Светлый фон

– Пардон? – осведомился я.

– Вот результат социального дарвинизма, – сказала Алиса, не обративши на меня внимания. – Геринг подписал письмо, сформулированное Химмлером и Хейдрихом, в согласьи с коим тотальное решенье еврейского вопроса вверялось Хейдриху. Он тут в своей стихии.

– Я знаю, я его видел, – вспыльчиво молвил я. – Он ныне просто аркадия вкуса.

Бальзамический и малинный уксус, а также толика меду опрыскали мне щеку, и мой хваткий язык жадно их слизнул.

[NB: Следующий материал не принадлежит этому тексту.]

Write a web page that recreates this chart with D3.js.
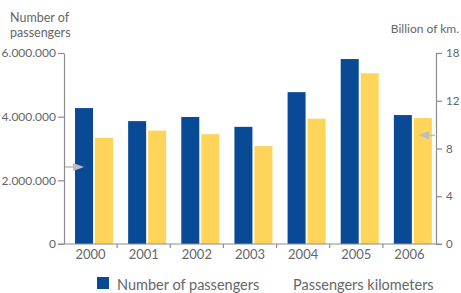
<!DOCTYPE html>
<html>
<head>
<meta charset="utf-8">
<script src="https://cdn.jsdelivr.net/npm/d3@7"></script>
<style>
  body { margin: 0; background: #fff; }
  text { font-family: Lato, "Open Sans", sans-serif; fill: #666; }
</style>
</head>
<body>
<script>
// chart data
var years = ["2000", "2001", "2002", "2003", "2004", "2005", "2006"];
var passengers = [4270000, 3860000, 3990000, 3680000, 4770000, 5810000, 4050000];
var kilometers = [8.9, 9.5, 9.2, 8.2, 10.5, 14.3, 10.55];
var leftTicks = [0, 2000000, 4000000, 6000000];
var leftTickLabels = ["0", "2.000.000", "4.000.000", "6.000.000"];
var rightTicks = [0, 4, 8, 12, 16];
var rightTickLabels = ["0", "4", "8", "12", "18"];
var leftMarker = 2420000;
var rightMarker = 9.1;

var width = 461, height = 293;
var blue = "#084a96", yellow = "#fed45a", axisColor = "#8c8c8c", arrowColor = "#bdbdbd";

var svg = d3.select("body").append("svg")
  .attr("width", width)
  .attr("height", height);

var x = d3.scaleBand().domain(years).range([64, 436]);
var yLeft = d3.scaleLinear().domain([0, 6000000]).range([244, 53]);
var yRight = d3.scaleLinear().domain([0, 16]).range([244, 53]);

// bars
var g = svg.append("g");
g.selectAll(".pass")
  .data(passengers)
  .enter().append("rect")
  .attr("x", function(d, i) { return x(years[i]) + 11; })
  .attr("y", function(d) { return yLeft(d); })
  .attr("width", 18)
  .attr("height", function(d) { return 244 - yLeft(d); })
  .attr("fill", blue);

g.selectAll(".km")
  .data(kilometers)
  .enter().append("rect")
  .attr("x", function(d, i) { return x(years[i]) + 31; })
  .attr("y", function(d) { return yRight(d); })
  .attr("width", 18)
  .attr("height", function(d) { return 244 - yRight(d); })
  .attr("fill", yellow);

// left axis
var leftAxis = d3.axisLeft(yLeft)
  .tickValues(leftTicks)
  .tickFormat(function(d, i) { return leftTickLabels[i]; })
  .tickSize(6).tickSizeOuter(0).tickPadding(2);
var la = svg.append("g").attr("transform", "translate(64,0)").call(leftAxis);

// right axis
var rightAxis = d3.axisRight(yRight)
  .tickValues(rightTicks)
  .tickFormat(function(d, i) { return rightTickLabels[i]; })
  .tickSize(6).tickSizeOuter(0).tickPadding(4);
var ra = svg.append("g").attr("transform", "translate(436,0)").call(rightAxis);

// bottom axis
var bottomAxis = d3.axisBottom(x).tickSize(0).tickPadding(6);
var ba = svg.append("g").attr("transform", "translate(0,244)").call(bottomAxis);
ba.selectAll(".bdry")
  .data(years.slice(1))
  .enter().append("line")
  .attr("x1", function(d) { return x(d); })
  .attr("x2", function(d) { return x(d); })
  .attr("y1", 0).attr("y2", 4)
  .attr("stroke", axisColor);
ba.select(".domain").attr("d", "M58,0H442");

[la, ra, ba].forEach(function(a) {
  a.selectAll("path, line").attr("stroke", axisColor).attr("stroke-width", 1.2);
  a.selectAll("text").style("font-size", "12px").attr("fill", "#666");
});
ba.selectAll("text").style("font-size", "13px");
ra.selectAll("text").style("font-size", "11.5px");

// markers
function arrow(xFrom, xTip, y) {
  var dir = xTip > xFrom ? 1 : -1;
  svg.append("line")
    .attr("x1", xFrom).attr("x2", xTip - dir * 9)
    .attr("y1", y).attr("y2", y)
    .attr("stroke", arrowColor).attr("stroke-width", 1.5);
  svg.append("path")
    .attr("d", "M" + xTip + "," + y + "L" + (xTip - dir * 11) + "," + (y - 4) + "L" + (xTip - dir * 11) + "," + (y + 4) + "Z")
    .attr("fill", arrowColor);
}
arrow(65, 84, yLeft(leftMarker));
arrow(435, 418, yRight(rightMarker));

// axis titles
svg.append("text").attr("x", 10).attr("y", 22).style("font-size", "12.5px").text("Number of");
svg.append("text").attr("x", 10).attr("y", 37).style("font-size", "12.5px").text("passengers");
svg.append("text").attr("x", 459).attr("y", 33).attr("text-anchor", "end").style("font-size", "12px").text("Billion of km.");

// legend
svg.append("rect").attr("x", 97).attr("y", 277).attr("width", 12).attr("height", 12).attr("fill", blue);
svg.append("text").attr("x", 117).attr("y", 290).style("font-size", "14.5px").text("Number of passengers");
svg.append("text").attr("x", 293).attr("y", 290).style("font-size", "14.5px").text("Passengers kilometers");
</script>
</body>
</html>
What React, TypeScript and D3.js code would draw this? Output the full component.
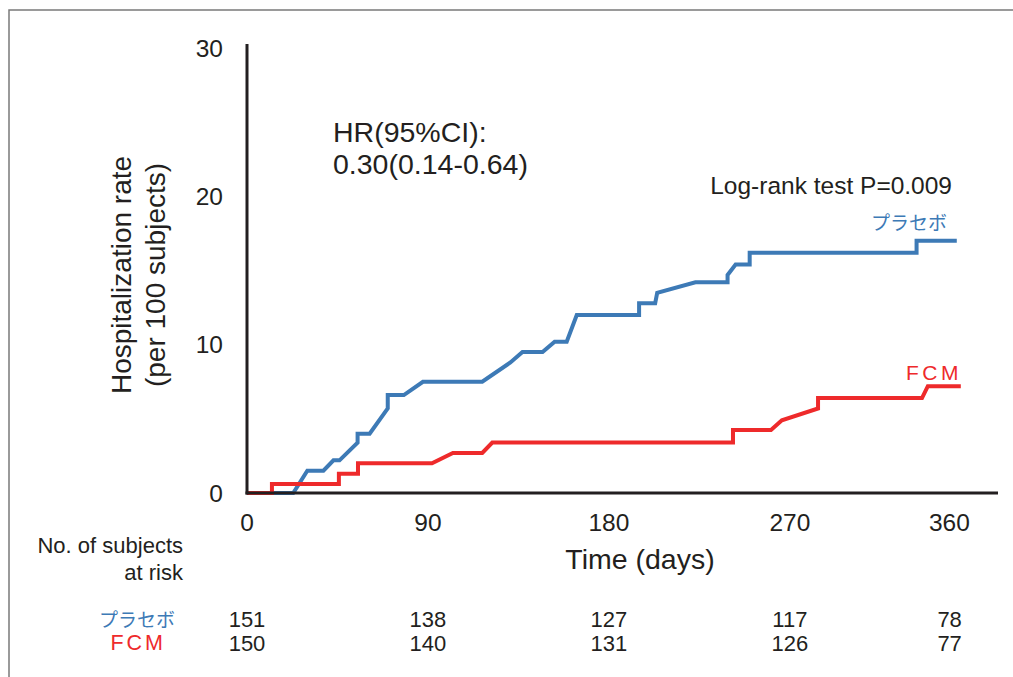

– Сие, – прибавил я, – и избранный собеседник Небес. Покуда мы обменивались любезностями, я дрейфовал в обществе девочек в тени Крематория Обед-о-Виденья. Тут я в жаре помедлил – в ноздрях моих сгустился аромат формальдегида. Навостривши ухо, я отметил, что доносившиеся из-за стен стенанья типом своим сродственны песням причитаний в синагоге.

Вот тут-то Алису и Белого Кролика сбило с ног, и они угнездились в нежных объятьях бегущего Sonderkommando. Вмиг принялись они метаморфировать в шоколадные суфле, и в спешке отнесли их к порогу печного зала Обед-о-Виденья. Там торопливый человек выронил обоих своих подопечных и летучими пинками вогнал обоих капежом в его стальные двери.

Sonderkommando

Рыкующий глас Крохотной Курбеты – Арк-ля-Тексы и миссиссиппской блюзовой крикуньи – прозвенел яростным триумфом, приведя в действие електрическую дрожь Пег ги Джоунз, первой великой леди-гитаристки рок-н-ролла и спаренного лидера оркестра Бо Диддли. Я схватил Анну Франк за истощенную руку, придавши ея траченному телу продолжительную джиттербажную закрутку.

– Довольно, – произнесла она всего мгновенье спустя, и я так же быстро, как пеньковый воротник сдергивает еврея с Мертвой Повозки, разжал свою хватку на длани ея.

Отмахнувши от себя гнус, я прошагал с мисс Франк обок меня во вход крематорья поменьше. Здесь не наблюдалось ни признака живого существа – один лишь труп маленькой девочки, одетой в детский комбинезончик и шляпку от Скьяпарелли, покрывавшую ея крайне густую светлую, почти что белую шапку волос на голове. Она лежала, подпертая, в углу, у ног ея – пустая бутылка «Eisenthaler». Инициал «Ж» у нея на лбу сигнализировал о том, что была она пациенткой приютов Пфаффенроде и Гуггинг.

Анна не удостоила ея ни единым взглядом. Напучивши губки, она безмолвно смотрела на массивные открытые дверцы крематорской печи.

Заглядывать в такую весьма утешительно. Евреи до чрезвычайности дерзки, и печам предстоит много работы.

В центре печи, подымаючись с полу, высилась перемешанная гора размоченных костей. Кто-то украсил их прекрасною цветущею белою акациею. Кости искусственно обесцветили перекисию водорода и предоставили самих себе – дабы дальше их обрабатывал открытый воздух Аушвица.